• TASK DETAILS:
Without including any images, repeat the data exactly.

______________________________

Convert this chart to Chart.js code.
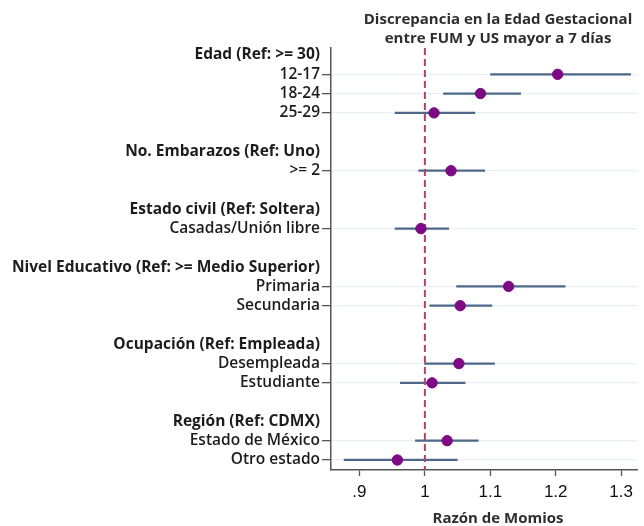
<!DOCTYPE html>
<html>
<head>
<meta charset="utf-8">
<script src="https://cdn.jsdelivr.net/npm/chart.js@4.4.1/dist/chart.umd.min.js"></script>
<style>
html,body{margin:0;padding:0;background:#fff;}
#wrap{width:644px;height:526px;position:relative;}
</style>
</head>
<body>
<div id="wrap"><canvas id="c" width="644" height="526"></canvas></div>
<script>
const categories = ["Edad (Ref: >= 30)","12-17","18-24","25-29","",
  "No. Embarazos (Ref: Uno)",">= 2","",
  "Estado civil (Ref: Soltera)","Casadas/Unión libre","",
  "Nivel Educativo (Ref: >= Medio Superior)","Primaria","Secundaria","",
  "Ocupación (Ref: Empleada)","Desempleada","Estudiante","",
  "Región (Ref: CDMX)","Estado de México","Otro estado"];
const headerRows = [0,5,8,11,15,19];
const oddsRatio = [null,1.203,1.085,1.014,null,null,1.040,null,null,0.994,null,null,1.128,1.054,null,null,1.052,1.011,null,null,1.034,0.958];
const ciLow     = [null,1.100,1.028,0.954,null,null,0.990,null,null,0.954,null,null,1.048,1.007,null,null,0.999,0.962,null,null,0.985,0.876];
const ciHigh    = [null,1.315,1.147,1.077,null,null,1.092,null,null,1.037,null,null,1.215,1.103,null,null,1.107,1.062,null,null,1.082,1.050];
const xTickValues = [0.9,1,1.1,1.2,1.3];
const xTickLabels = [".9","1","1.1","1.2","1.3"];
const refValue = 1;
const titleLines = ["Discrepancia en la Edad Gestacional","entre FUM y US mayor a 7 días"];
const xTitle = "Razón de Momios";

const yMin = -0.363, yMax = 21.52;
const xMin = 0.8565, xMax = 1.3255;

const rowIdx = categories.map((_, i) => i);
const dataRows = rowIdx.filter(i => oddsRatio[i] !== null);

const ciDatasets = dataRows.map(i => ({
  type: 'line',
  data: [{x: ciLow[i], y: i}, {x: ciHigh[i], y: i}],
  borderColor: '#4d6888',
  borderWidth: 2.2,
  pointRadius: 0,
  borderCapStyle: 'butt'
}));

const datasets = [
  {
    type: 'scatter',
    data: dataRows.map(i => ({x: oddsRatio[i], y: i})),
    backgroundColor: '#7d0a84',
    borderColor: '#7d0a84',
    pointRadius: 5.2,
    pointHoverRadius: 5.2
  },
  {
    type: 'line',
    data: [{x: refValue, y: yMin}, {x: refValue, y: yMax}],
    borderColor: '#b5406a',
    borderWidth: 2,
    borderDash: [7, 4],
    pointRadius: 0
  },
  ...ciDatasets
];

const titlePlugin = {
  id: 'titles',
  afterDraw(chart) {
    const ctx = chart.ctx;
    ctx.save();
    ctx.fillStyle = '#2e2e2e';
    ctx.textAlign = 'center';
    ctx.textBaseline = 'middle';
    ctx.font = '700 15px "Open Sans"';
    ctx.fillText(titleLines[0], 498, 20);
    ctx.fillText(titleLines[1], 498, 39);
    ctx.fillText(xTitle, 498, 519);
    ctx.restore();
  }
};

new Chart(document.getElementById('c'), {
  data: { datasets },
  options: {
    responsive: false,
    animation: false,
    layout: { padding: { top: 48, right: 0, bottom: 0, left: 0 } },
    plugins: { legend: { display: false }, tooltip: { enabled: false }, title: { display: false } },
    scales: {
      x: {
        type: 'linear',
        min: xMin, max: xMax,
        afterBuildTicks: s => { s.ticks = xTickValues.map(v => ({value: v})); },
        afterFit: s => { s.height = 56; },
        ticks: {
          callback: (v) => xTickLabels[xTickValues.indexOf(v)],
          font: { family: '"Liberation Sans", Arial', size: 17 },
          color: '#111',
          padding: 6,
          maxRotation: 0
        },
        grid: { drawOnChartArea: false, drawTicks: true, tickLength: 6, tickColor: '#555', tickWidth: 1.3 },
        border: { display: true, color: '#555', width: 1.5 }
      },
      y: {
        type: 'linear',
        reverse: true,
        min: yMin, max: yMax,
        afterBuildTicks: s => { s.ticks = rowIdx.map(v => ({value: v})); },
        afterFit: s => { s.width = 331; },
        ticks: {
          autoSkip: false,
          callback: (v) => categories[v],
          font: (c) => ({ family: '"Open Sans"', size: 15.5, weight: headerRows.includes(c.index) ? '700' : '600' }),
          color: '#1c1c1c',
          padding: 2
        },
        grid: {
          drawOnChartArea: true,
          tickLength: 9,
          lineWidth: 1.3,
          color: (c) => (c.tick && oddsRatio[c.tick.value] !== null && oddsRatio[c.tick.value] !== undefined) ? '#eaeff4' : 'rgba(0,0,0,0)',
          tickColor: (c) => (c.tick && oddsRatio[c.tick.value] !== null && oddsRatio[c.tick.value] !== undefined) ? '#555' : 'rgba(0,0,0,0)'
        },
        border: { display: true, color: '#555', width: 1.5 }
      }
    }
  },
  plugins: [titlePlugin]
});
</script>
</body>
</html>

______________________________

• SOLVED EXERCISE:
Convert this chart to Chart.js code.
<!DOCTYPE html>
<html>
<head>
<meta charset="utf-8">
<script src="https://cdn.jsdelivr.net/npm/chart.js@4.4.1/dist/chart.umd.min.js"></script>
<style>
html,body{margin:0;padding:0;background:#fff;}
#wrap{width:644px;height:526px;position:relative;}
</style>
</head>
<body>
<div id="wrap"><canvas id="c" width="644" height="526"></canvas></div>
<script>
const categories = ["Edad (Ref: >= 30)","12-17","18-24","25-29","",
  "No. Embarazos (Ref: Uno)",">= 2","",
  "Estado civil (Ref: Soltera)","Casadas/Unión libre","",
  "Nivel Educativo (Ref: >= Medio Superior)","Primaria","Secundaria","",
  "Ocupación (Ref: Empleada)","Desempleada","Estudiante","",
  "Región (Ref: CDMX)","Estado de México","Otro estado"];
const headerRows = [0,5,8,11,15,19];
const oddsRatio = [null,1.203,1.085,1.014,null,null,1.040,null,null,0.994,null,null,1.128,1.054,null,null,1.052,1.011,null,null,1.034,0.958];
const ciLow     = [null,1.100,1.028,0.954,null,null,0.990,null,null,0.954,null,null,1.048,1.007,null,null,0.999,0.962,null,null,0.985,0.876];
const ciHigh    = [null,1.315,1.147,1.077,null,null,1.092,null,null,1.037,null,null,1.215,1.103,null,null,1.107,1.062,null,null,1.082,1.050];
const xTickValues = [0.9,1,1.1,1.2,1.3];
const xTickLabels = [".9","1","1.1","1.2","1.3"];
const refValue = 1;
const titleLines = ["Discrepancia en la Edad Gestacional","entre FUM y US mayor a 7 días"];
const xTitle = "Razón de Momios";

const yMin = -0.363, yMax = 21.52;
const xMin = 0.8565, xMax = 1.3255;

const rowIdx = categories.map((_, i) => i);
const dataRows = rowIdx.filter(i => oddsRatio[i] !== null);

const ciDatasets = dataRows.map(i => ({
  type: 'line',
  data: [{x: ciLow[i], y: i}, {x: ciHigh[i], y: i}],
  borderColor: '#4d6888',
  borderWidth: 2.2,
  pointRadius: 0,
  borderCapStyle: 'butt'
}));

const datasets = [
  {
    type: 'scatter',
    data: dataRows.map(i => ({x: oddsRatio[i], y: i})),
    backgroundColor: '#7d0a84',
    borderColor: '#7d0a84',
    pointRadius: 5.2,
    pointHoverRadius: 5.2
  },
  {
    type: 'line',
    data: [{x: refValue, y: yMin}, {x: refValue, y: yMax}],
    borderColor: '#b5406a',
    borderWidth: 2,
    borderDash: [7, 4],
    pointRadius: 0
  },
  ...ciDatasets
];

const titlePlugin = {
  id: 'titles',
  afterDraw(chart) {
    const ctx = chart.ctx;
    ctx.save();
    ctx.fillStyle = '#2e2e2e';
    ctx.textAlign = 'center';
    ctx.textBaseline = 'middle';
    ctx.font = '700 15px "Open Sans"';
    ctx.fillText(titleLines[0], 498, 20);
    ctx.fillText(titleLines[1], 498, 39);
    ctx.fillText(xTitle, 498, 519);
    ctx.restore();
  }
};

new Chart(document.getElementById('c'), {
  data: { datasets },
  options: {
    responsive: false,
    animation: false,
    layout: { padding: { top: 48, right: 0, bottom: 0, left: 0 } },
    plugins: { legend: { display: false }, tooltip: { enabled: false }, title: { display: false } },
    scales: {
      x: {
        type: 'linear',
        min: xMin, max: xMax,
        afterBuildTicks: s => { s.ticks = xTickValues.map(v => ({value: v})); },
        afterFit: s => { s.height = 56; },
        ticks: {
          callback: (v) => xTickLabels[xTickValues.indexOf(v)],
          font: { family: '"Liberation Sans", Arial', size: 17 },
          color: '#111',
          padding: 6,
          maxRotation: 0
        },
        grid: { drawOnChartArea: false, drawTicks: true, tickLength: 6, tickColor: '#555', tickWidth: 1.3 },
        border: { display: true, color: '#555', width: 1.5 }
      },
      y: {
        type: 'linear',
        reverse: true,
        min: yMin, max: yMax,
        afterBuildTicks: s => { s.ticks = rowIdx.map(v => ({value: v})); },
        afterFit: s => { s.width = 331; },
        ticks: {
          autoSkip: false,
          callback: (v) => categories[v],
          font: (c) => ({ family: '"Open Sans"', size: 15.5, weight: headerRows.includes(c.index) ? '700' : '600' }),
          color: '#1c1c1c',
          padding: 2
        },
        grid: {
          drawOnChartArea: true,
          tickLength: 9,
          lineWidth: 1.3,
          color: (c) => (c.tick && oddsRatio[c.tick.value] !== null && oddsRatio[c.tick.value] !== undefined) ? '#eaeff4' : 'rgba(0,0,0,0)',
          tickColor: (c) => (c.tick && oddsRatio[c.tick.value] !== null && oddsRatio[c.tick.value] !== undefined) ? '#555' : 'rgba(0,0,0,0)'
        },
        border: { display: true, color: '#555', width: 1.5 }
      }
    }
  },
  plugins: [titlePlugin]
});
</script>
</body>
</html>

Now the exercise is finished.